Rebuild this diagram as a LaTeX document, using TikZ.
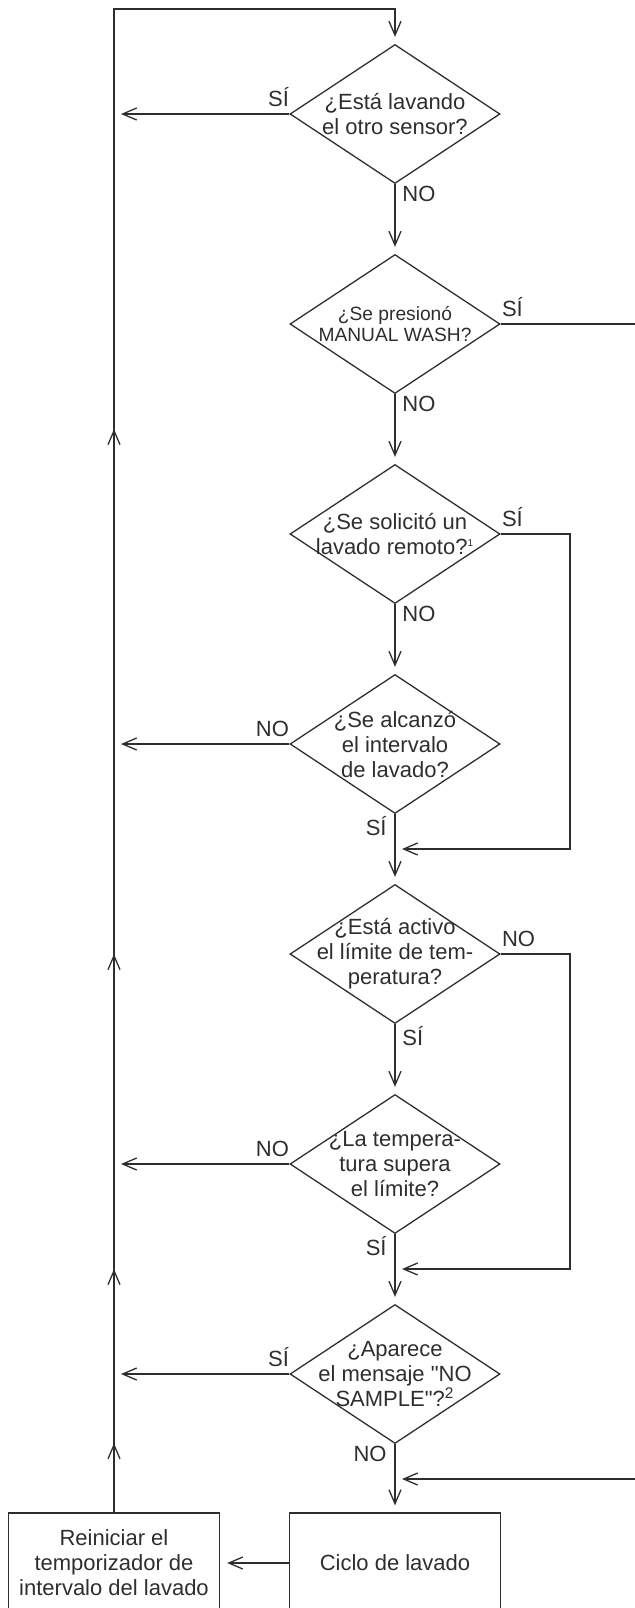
\documentclass[tikz,border=0pt]{standalone}
\usepackage{fontspec}
\setmainfont{Liberation Sans}[Ligatures=TeXOff]
\usetikzlibrary{shapes.geometric,arrows.meta,decorations.markings}
\definecolor{ink}{HTML}{2E2E2E}

\begin{document}
\begin{tikzpicture}[x=0.5pt,y=-0.5pt,
  every node/.style={text=ink,font=\fontsize{11}{12.5}\selectfont},
  decision/.style={diamond,draw=ink,line width=0.65pt,minimum width=105pt,minimum height=69.5pt,inner sep=0pt},
  qtext/.style={align=center,inner sep=0pt},
  block/.style={rectangle,draw=ink,line width=0.65pt,minimum width=105.5pt,minimum height=50pt,align=center},
  line/.style={draw=ink,line width=0.65pt},
  flow/.style={line,-{Straight Barb[length=7pt,width=6pt]},shorten >=3.5pt},
  midarrow/.style={line,postaction={decorate},
    decoration={markings,mark=at position 0.5 with {\arrow{Straight Barb[length=7pt,width=6pt]}}}},
  lw/.style={anchor=south east,inner sep=0pt,yshift=3.5pt},
  le/.style={anchor=south west,inner sep=0pt,xshift=0.5pt,yshift=3.5pt},
  lbr/.style={anchor=north west,inner sep=0pt,xshift=3.5pt,yshift=-1pt},
  lbl/.style={anchor=north east,inner sep=0pt,xshift=-4pt,yshift=-1pt}]
\useasboundingbox (0,0) rectangle (634,1608);

\node[decision] (d1) at (395,114) {};
\node[decision] (d2) at (395,324) {};
\node[decision] (d3) at (395,534) {};
\node[decision] (d4) at (395,744) {};
\node[decision] (d5) at (395,954) {};
\node[decision] (d6) at (395,1164) {};
\node[decision] (d7) at (395,1374) {};
\node[block] (wash) at (395,1563) {Ciclo de lavado};
\node[block] (reset) at (114,1563) {Reiniciar el\\temporizador de\\intervalo del lavado};

\node[qtext] (q1) at (d1) {¿Está lavando\\el otro sensor?};
\node[qtext,font=\fontsize{9.6}{10.5}\selectfont] (q2) at (d2) {¿Se presionó\\MANUAL WASH?};
\node[qtext] (q3) at (d3) {¿Se solicitó un\\lavado remoto?\textsuperscript{\tiny 1}};
\node[qtext] (q4) at (d4) {¿Se alcanzó\\el intervalo\\de lavado?};
\node[qtext] (q5) at (d5) {¿Está activo\\el límite de tem-\\peratura?};
\node[qtext] (q6) at (d6) {¿La tempera-\\tura supera\\el límite?};
\node[qtext] (q7) at (d7) {¿Aparece\\el mensaje "NO\\SAMPLE"?\textsuperscript{2}};

\coordinate (top) at (395,9);
\coordinate (l1) at (114,114);
\coordinate (l4) at (114,744);
\coordinate (l6) at (114,1164);
\coordinate (l7) at (114,1374);
\coordinate (j3) at (395,849);
\coordinate (j5) at (395,1269);
\coordinate (j2) at (395,1479);

\draw[flow] (d1.south) -- (d2.north);
\draw[flow] (d2.south) -- (d3.north);
\draw[flow] (d3.south) -- (d4.north);
\draw[flow] (d4.south) -- (d5.north);
\draw[flow] (d5.south) -- (d6.north);
\draw[flow] (d6.south) -- (d7.north);
\draw[flow] (d7.south) -- (wash.north);
\draw[flow] (wash.west) -- (reset.east);

\draw[flow] (d1.west) -- (l1);
\draw[flow] (d4.west) -- (l4);
\draw[flow] (d6.west) -- (l6);
\draw[flow] (d7.west) -- (l7);
\draw[midarrow] (reset.north) -- (l7);
\draw[midarrow] (l7) -- (l6);
\draw[midarrow] (l6) -- (l4);
\draw[midarrow] (l4) -- (l1);
\draw[flow] (l1) |- (top) -- (d1.north);

\draw[flow] (d3.east) -| (570,849) -- (j3);
\draw[flow] (d5.east) -| (570,1269) -- (j5);
\draw[flow] (d2.east) -| (640,1479) -- (j2);

\node[lw] (a1) at (d1.west) {SÍ};
\node[lbr] (b1) at (d1.south) {NO};
\node[le] (a2) at (d2.east) {SÍ};
\node[lbr] (b2) at (d2.south) {NO};
\node[le] (a3) at (d3.east) {SÍ};
\node[lbr] (b3) at (d3.south) {NO};
\node[lw] (a4) at (d4.west) {NO};
\node[lbl] (b4) at (d4.south) {SÍ};
\node[le] (a5) at (d5.east) {NO};
\node[lbr] (b5) at (d5.south) {SÍ};
\node[lw] (a6) at (d6.west) {NO};
\node[lbl] (b6) at (d6.south) {SÍ};
\node[lw] (a7) at (d7.west) {SÍ};
\node[lbl] (b7) at (d7.south) {NO};
\end{tikzpicture}
\end{document}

+++

WHAT IS REQUIRED
Leave out the pictures and transcribe everything else exactly.

OUTPUT BELOW
Rebuild this diagram as a LaTeX document, using TikZ.
\documentclass[tikz,border=0pt]{standalone}
\usepackage{fontspec}
\setmainfont{Liberation Sans}[Ligatures=TeXOff]
\usetikzlibrary{shapes.geometric,arrows.meta,decorations.markings}
\definecolor{ink}{HTML}{2E2E2E}

\begin{document}
\begin{tikzpicture}[x=0.5pt,y=-0.5pt,
  every node/.style={text=ink,font=\fontsize{11}{12.5}\selectfont},
  decision/.style={diamond,draw=ink,line width=0.65pt,minimum width=105pt,minimum height=69.5pt,inner sep=0pt},
  qtext/.style={align=center,inner sep=0pt},
  block/.style={rectangle,draw=ink,line width=0.65pt,minimum width=105.5pt,minimum height=50pt,align=center},
  line/.style={draw=ink,line width=0.65pt},
  flow/.style={line,-{Straight Barb[length=7pt,width=6pt]},shorten >=3.5pt},
  midarrow/.style={line,postaction={decorate},
    decoration={markings,mark=at position 0.5 with {\arrow{Straight Barb[length=7pt,width=6pt]}}}},
  lw/.style={anchor=south east,inner sep=0pt,yshift=3.5pt},
  le/.style={anchor=south west,inner sep=0pt,xshift=0.5pt,yshift=3.5pt},
  lbr/.style={anchor=north west,inner sep=0pt,xshift=3.5pt,yshift=-1pt},
  lbl/.style={anchor=north east,inner sep=0pt,xshift=-4pt,yshift=-1pt}]
\useasboundingbox (0,0) rectangle (634,1608);

\node[decision] (d1) at (395,114) {};
\node[decision] (d2) at (395,324) {};
\node[decision] (d3) at (395,534) {};
\node[decision] (d4) at (395,744) {};
\node[decision] (d5) at (395,954) {};
\node[decision] (d6) at (395,1164) {};
\node[decision] (d7) at (395,1374) {};
\node[block] (wash) at (395,1563) {Ciclo de lavado};
\node[block] (reset) at (114,1563) {Reiniciar el\\temporizador de\\intervalo del lavado};

\node[qtext] (q1) at (d1) {¿Está lavando\\el otro sensor?};
\node[qtext,font=\fontsize{9.6}{10.5}\selectfont] (q2) at (d2) {¿Se presionó\\MANUAL WASH?};
\node[qtext] (q3) at (d3) {¿Se solicitó un\\lavado remoto?\textsuperscript{\tiny 1}};
\node[qtext] (q4) at (d4) {¿Se alcanzó\\el intervalo\\de lavado?};
\node[qtext] (q5) at (d5) {¿Está activo\\el límite de tem-\\peratura?};
\node[qtext] (q6) at (d6) {¿La tempera-\\tura supera\\el límite?};
\node[qtext] (q7) at (d7) {¿Aparece\\el mensaje "NO\\SAMPLE"?\textsuperscript{2}};

\coordinate (top) at (395,9);
\coordinate (l1) at (114,114);
\coordinate (l4) at (114,744);
\coordinate (l6) at (114,1164);
\coordinate (l7) at (114,1374);
\coordinate (j3) at (395,849);
\coordinate (j5) at (395,1269);
\coordinate (j2) at (395,1479);

\draw[flow] (d1.south) -- (d2.north);
\draw[flow] (d2.south) -- (d3.north);
\draw[flow] (d3.south) -- (d4.north);
\draw[flow] (d4.south) -- (d5.north);
\draw[flow] (d5.south) -- (d6.north);
\draw[flow] (d6.south) -- (d7.north);
\draw[flow] (d7.south) -- (wash.north);
\draw[flow] (wash.west) -- (reset.east);

\draw[flow] (d1.west) -- (l1);
\draw[flow] (d4.west) -- (l4);
\draw[flow] (d6.west) -- (l6);
\draw[flow] (d7.west) -- (l7);
\draw[midarrow] (reset.north) -- (l7);
\draw[midarrow] (l7) -- (l6);
\draw[midarrow] (l6) -- (l4);
\draw[midarrow] (l4) -- (l1);
\draw[flow] (l1) |- (top) -- (d1.north);

\draw[flow] (d3.east) -| (570,849) -- (j3);
\draw[flow] (d5.east) -| (570,1269) -- (j5);
\draw[flow] (d2.east) -| (640,1479) -- (j2);

\node[lw] (a1) at (d1.west) {SÍ};
\node[lbr] (b1) at (d1.south) {NO};
\node[le] (a2) at (d2.east) {SÍ};
\node[lbr] (b2) at (d2.south) {NO};
\node[le] (a3) at (d3.east) {SÍ};
\node[lbr] (b3) at (d3.south) {NO};
\node[lw] (a4) at (d4.west) {NO};
\node[lbl] (b4) at (d4.south) {SÍ};
\node[le] (a5) at (d5.east) {NO};
\node[lbr] (b5) at (d5.south) {SÍ};
\node[lw] (a6) at (d6.west) {NO};
\node[lbl] (b6) at (d6.south) {SÍ};
\node[lw] (a7) at (d7.west) {SÍ};
\node[lbl] (b7) at (d7.south) {NO};
\end{tikzpicture}
\end{document}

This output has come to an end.